図書館で予約したら、大人気であった。相当、待たされてやっとのことで手に入ったが、特にお変わりはなく、九十歳になっても、佐藤愛子さんは佐藤愛子さんであった。
 
その昔、私が若かりし頃、「non-no」という雑誌に佐藤愛子さんは連載を持っていらした。私はそれの愛読者であった。愛子さんは、その当時から、気に入らないものは気に入らないと怒り、思い通りにならないものには思い通りにならないと吠えて(!)いらした。その真っ直ぐさ、譲らなさが私は好きだった。
 
年をとったからと言って、人はそれほど丸くならないものである。相変わらず怒ってらっしゃる。が、犬に汁かけ飯を与えたおかげで早死したのではないか、などと後悔を書かれる程度に自省もされている。

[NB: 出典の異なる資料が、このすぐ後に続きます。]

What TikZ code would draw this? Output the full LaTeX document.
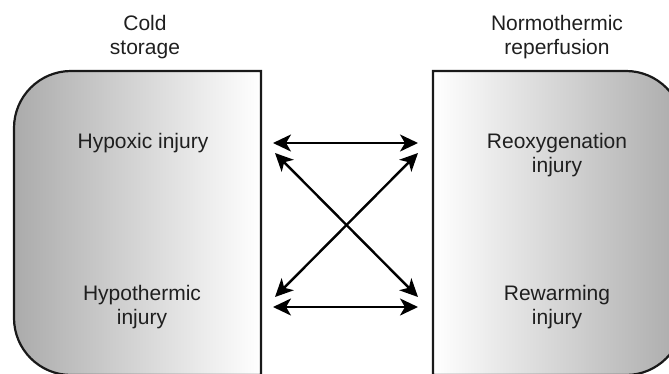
\documentclass[tikz,border=0pt]{standalone}
\usepackage{fontspec}
\setmainfont{Liberation Sans}
\usetikzlibrary{arrows.meta}
\begin{document}
\begin{tikzpicture}[x=1pt,y=-1pt,
  lbl/.style={align=center,text=black!88,font=\fontsize{21}{23.5}\selectfont,inner sep=0pt},
  boxline/.style={draw=black!90,line width=2.2pt},
  link/.style={line width=2.4pt,draw=black,{Stealth[length=18pt,width=17pt,inset=5pt]}-{Stealth[length=18pt,width=17pt,inset=5pt]}}]
\useasboundingbox (0,0) rectangle (669,373);
\clip (0,0) rectangle (669,373);
% left box
\draw[boxline,left color=black!33,right color=white]
  (261,71) -- (71,71) arc[start angle=270,end angle=180,radius=57]
  -- (14,318) arc[start angle=180,end angle=90,radius=57]
  -- (261,375) -- cycle;
% right box
\draw[boxline,left color=white,right color=black!33]
  (433,71) -- (626,71) arc[start angle=-90,end angle=0,radius=57]
  -- (683,318) arc[start angle=0,end angle=90,radius=57]
  -- (433,375) -- cycle;
% titles
\node[lbl] (cold) at (145,37) {Cold\\storage};
\node[lbl] (normo) at (557,37) {Normothermic\\reperfusion};
% box texts
\node[lbl] (hypox) at (143,143) {Hypoxic injury};
\node[lbl] (reox) at (557,155) {Reoxygenation\\injury};
\node[lbl] (hypoth) at (142,307) {Hypothermic\\injury};
\node[lbl] (rewarm) at (557,307) {Rewarming\\injury};
% arrow end points
\coordinate (a1) at (273,143);
\coordinate (b1) at (418,143);
\coordinate (a2) at (275,153);
\coordinate (b2) at (418,297);
\coordinate (a3) at (275,297);
\coordinate (b3) at (418,153);
\coordinate (a4) at (273,307);
\coordinate (b4) at (418,307);
\draw[link] (a1) -- (b1);
\draw[link] (a2) -- (b2);
\draw[link] (a3) -- (b3);
\draw[link] (a4) -- (b4);
\end{tikzpicture}
\end{document}
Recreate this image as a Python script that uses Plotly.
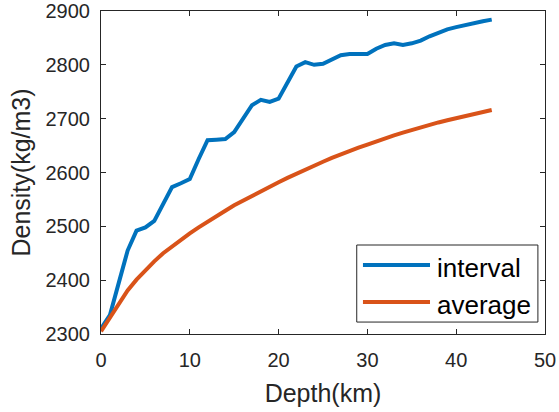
import plotly.graph_objects as go

depth = list(range(0, 45))
interval = [2310, 2335, 2395, 2455, 2492, 2498, 2510, 2540, 2573, 2580,
            2588, 2625, 2660, 2661, 2662, 2675, 2700, 2725, 2735, 2731,
            2737, 2768, 2797, 2805, 2800, 2802, 2810, 2818, 2820, 2820,
            2820, 2830, 2837, 2840, 2837, 2840, 2845, 2853, 2860, 2866,
            2870, 2874, 2878, 2881, 2884]
average = [2305, 2330, 2356, 2381, 2401, 2419, 2435, 2450, 2463, 2475,
           2487, 2498, 2509, 2519, 2529, 2539, 2548, 2557, 2566, 2574,
           2582, 2590, 2598, 2606, 2613, 2620, 2627, 2634, 2640, 2646,
           2652, 2658, 2664, 2669, 2674, 2679, 2684, 2689, 2693, 2697,
           2701, 2705, 2709, 2713, 2716]
names = ["interval", "average"]
colors = ["#0072BD", "#D95319"]

FONT = "Liberation Sans, Arial, Helvetica, sans-serif"
AX = "#262626"

fig = go.Figure()
for name, ys, c in zip(names, [interval, average], colors):
    fig.add_trace(go.Scatter(x=depth, y=ys, mode="lines", name=name,
                             line=dict(color=c, width=4), showlegend=False))

axis_common = dict(showline=True, linecolor=AX, linewidth=1, mirror="ticks",
                   ticks="inside", ticklen=5, tickcolor=AX, showgrid=False,
                   zeroline=False, tickfont=dict(family=FONT, size=20, color=AX))

fig.update_xaxes(range=[0, 50], dtick=10, tick0=0,
                 title=dict(text="Depth(km)", font=dict(family=FONT, size=25, color=AX), standoff=14),
                 ticklabelstandoff=8, **axis_common)
fig.update_yaxes(range=[2300, 2900], dtick=100, tick0=2300,
                 title=dict(text="Density(kg/m3)", font=dict(family=FONT, size=25, color=AX), standoff=7),
                 ticklabelstandoff=6, **axis_common)

# manual legend (MATLAB style)
fig.add_shape(type="rect", xref="paper", yref="paper", x0=0.576, x1=0.984, y0=0.037, y1=0.2755,
              line=dict(color=AX, width=1), fillcolor="white", layer="above")
for i, (name, c) in enumerate(zip(names, colors)):
    yy = [0.2136, 0.099][i]
    fig.add_shape(type="line", xref="paper", yref="paper", x0=0.590, x1=0.741, y0=yy, y1=yy,
                  line=dict(color=c, width=4), layer="above")
    fig.add_annotation(xref="paper", yref="paper", x=0.752, y=yy - 0.01, text=name,
                       showarrow=False, xanchor="left", yanchor="middle",
                       font=dict(family=FONT, size=26, color="#000000"))

fig.update_layout(width=559, height=412, margin=dict(l=101, r=14, t=11, b=78, autoexpand=False),
                  paper_bgcolor="white", plot_bgcolor="white", showlegend=False)
fig.write_html("out.html")
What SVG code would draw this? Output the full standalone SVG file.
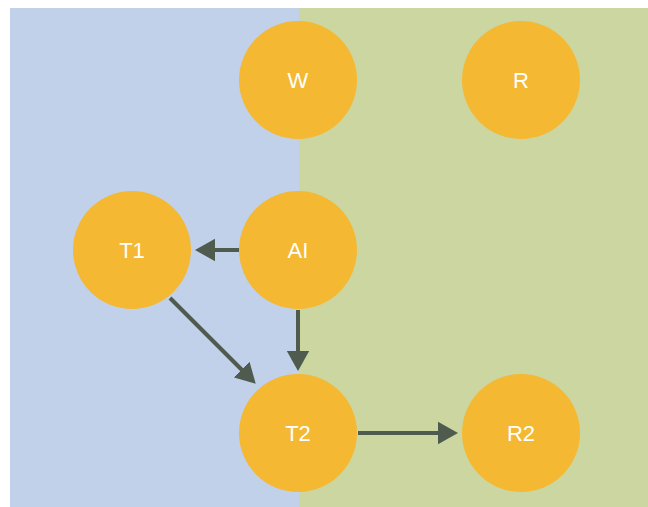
<svg xmlns="http://www.w3.org/2000/svg" width="648" height="507" viewBox="0 0 648 507">
<style>
.n{fill:#f4b833}
.t{fill:#ffffff;font-family:"Liberation Sans",Arial,sans-serif;font-size:22px;text-anchor:middle;dominant-baseline:central}
.e{stroke:#4f5b4f;stroke-width:4;fill:none;marker-end:url(#ah)}
</style>
<defs>
<marker id="ah" markerWidth="6" markerHeight="6" refX="0.5" refY="3" orient="auto" markerUnits="strokeWidth" viewBox="0 0 6 6">
<path d="M0,0.2 L5,3 L0,5.8 Z" fill="#4f5b4f"/>
</marker>
</defs>
<rect x="0" y="0" width="648" height="507" fill="#ffffff"/>
<rect x="10" y="8" width="289" height="499" fill="#c1d1ea"/>
<rect x="299" y="8" width="349" height="499" fill="#ccd6a0"/>
<g id="connectors">
<line class="e" x1="239" y1="250" x2="213" y2="250"/>
<line class="e" x1="298" y1="310" x2="298" y2="353"/>
<line class="e" x1="170" y1="298" x2="243" y2="371"/>
<line class="e" x1="358" y1="433" x2="440" y2="433"/>
</g>
<g id="W"><circle class="n" cx="298" cy="80" r="59"/><text class="t" x="298" y="80">W</text></g>
<g id="R"><circle class="n" cx="521" cy="80" r="59"/><text class="t" x="521" y="80">R</text></g>
<g id="T1"><circle class="n" cx="132" cy="250" r="59"/><text class="t" x="132" y="250">T1</text></g>
<g id="AI"><circle class="n" cx="298" cy="250" r="59"/><text class="t" x="298" y="250">AI</text></g>
<g id="T2"><circle class="n" cx="298" cy="433" r="59"/><text class="t" x="298" y="433">T2</text></g>
<g id="R2"><circle class="n" cx="521" cy="433" r="59"/><text class="t" x="521" y="433">R2</text></g>
</svg>
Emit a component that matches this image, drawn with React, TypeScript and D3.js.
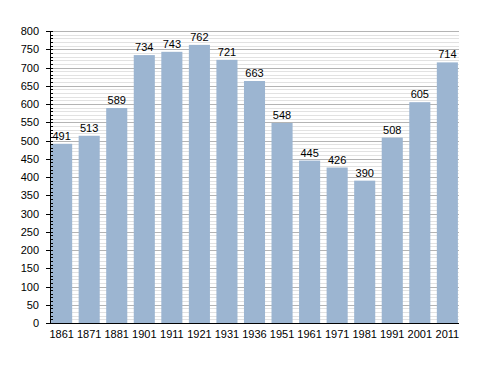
import React from "react";
import * as d3 from "d3";

// census years and population counts
const years = ["1861", "1871", "1881", "1901", "1911", "1921", "1931", "1936", "1951", "1961", "1971", "1981", "1991", "2001", "2011"];
const population = [491, 513, 589, 734, 743, 762, 721, 663, 548, 445, 426, 390, 508, 605, 714];
const yMajorTicks = [0, 50, 100, 150, 200, 250, 300, 350, 400, 450, 500, 550, 600, 650, 700, 750, 800];

const width = 488;
const height = 373;
const margin = { top: 31, right: 29, bottom: 50, left: 50 };

export default function App() {
  const x = d3
    .scaleBand()
    .domain(years)
    .range([margin.left, width - margin.right])
    .paddingInner(0.235)
    .paddingOuter(0.04);

  const y = d3
    .scaleLinear()
    .domain([0, 800])
    .range([height - margin.bottom, margin.top]);

  const minorTicks = d3.range(0, 801, 10).filter((v) => v % 50 !== 0);
  const font = "'Liberation Sans', Arial, sans-serif";
  const x0 = margin.left;
  const x1 = width - margin.right;

  return (
    <svg
      width={width}
      height={height}
      style={{ position: "absolute", left: 0, top: 0, background: "#fff" }}
      fontFamily={font}
    >
      {/* minor grid */}
      {minorTicks.map((v) => (
        <line key={"m" + v} x1={x0} x2={x1} y1={Math.round(y(v)) + 0.5} y2={Math.round(y(v)) + 0.5} stroke="#e2e2e2" />
      ))}
      {/* major grid */}
      {yMajorTicks.map((v) => (
        <line key={"g" + v} x1={x0} x2={x1} y1={Math.round(y(v)) + 0.5} y2={Math.round(y(v)) + 0.5} stroke="#b4b4b4" />
      ))}

      {/* bars */}
      {years.map((yr, i) => (
        <rect
          key={yr}
          x={x(yr)}
          y={y(population[i])}
          width={x.bandwidth()}
          height={y(0) - y(population[i])}
          fill="#9cb5d1"
        />
      ))}

      {/* value labels */}
      {years.map((yr, i) => (
        <text
          key={"l" + yr}
          x={(x(yr) as number) + x.bandwidth() / 2}
          y={y(population[i]) - 4}
          textAnchor="middle"
          fontSize={11}
          fill="#000"
        >
          {population[i]}
        </text>
      ))}

      {/* y axis */}
      <line x1={x0 + 0.5} x2={x0 + 0.5} y1={y(800)} y2={y(0)} stroke="#000" />
      {minorTicks.map((v) => (
        <line key={"mt" + v} x1={x0} x2={x0 + 3} y1={Math.round(y(v)) + 0.5} y2={Math.round(y(v)) + 0.5} stroke="#000" />
      ))}
      {yMajorTicks.map((v) => (
        <g key={"t" + v}>
          <line x1={x0 - 4} x2={x0 + 3} y1={Math.round(y(v)) + 0.5} y2={Math.round(y(v)) + 0.5} stroke="#000" />
          <text x={x0 - 11} y={y(v) + 4} textAnchor="end" fontSize={11} fill="#000">
            {v}
          </text>
        </g>
      ))}

      {/* x axis */}
      <line x1={x0} x2={x1} y1={Math.round(y(0)) + 0.5} y2={Math.round(y(0)) + 0.5} stroke="#000" />
      {years.map((yr) => (
        <text
          key={"x" + yr}
          x={(x(yr) as number) + x.bandwidth() / 2}
          y={y(0) + 15}
          textAnchor="middle"
          fontSize={11}
          fill="#000"
        >
          {yr}
        </text>
      ))}
    </svg>
  );
}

と思ったら、霊能者から、あの世でその犬がまた愛子さん特製のグチャグチャしたご飯を食べたがっていると聞いてホッとしたりしているのである。
 
今度はまた別の雑誌での連載であったらしい。だが、その連載も、ひとまず休止となったようで。あまりご無理なさらず、どうかお元気で長生きなさっていただきたい。当時のお仲間は、みんな死んじゃったものね。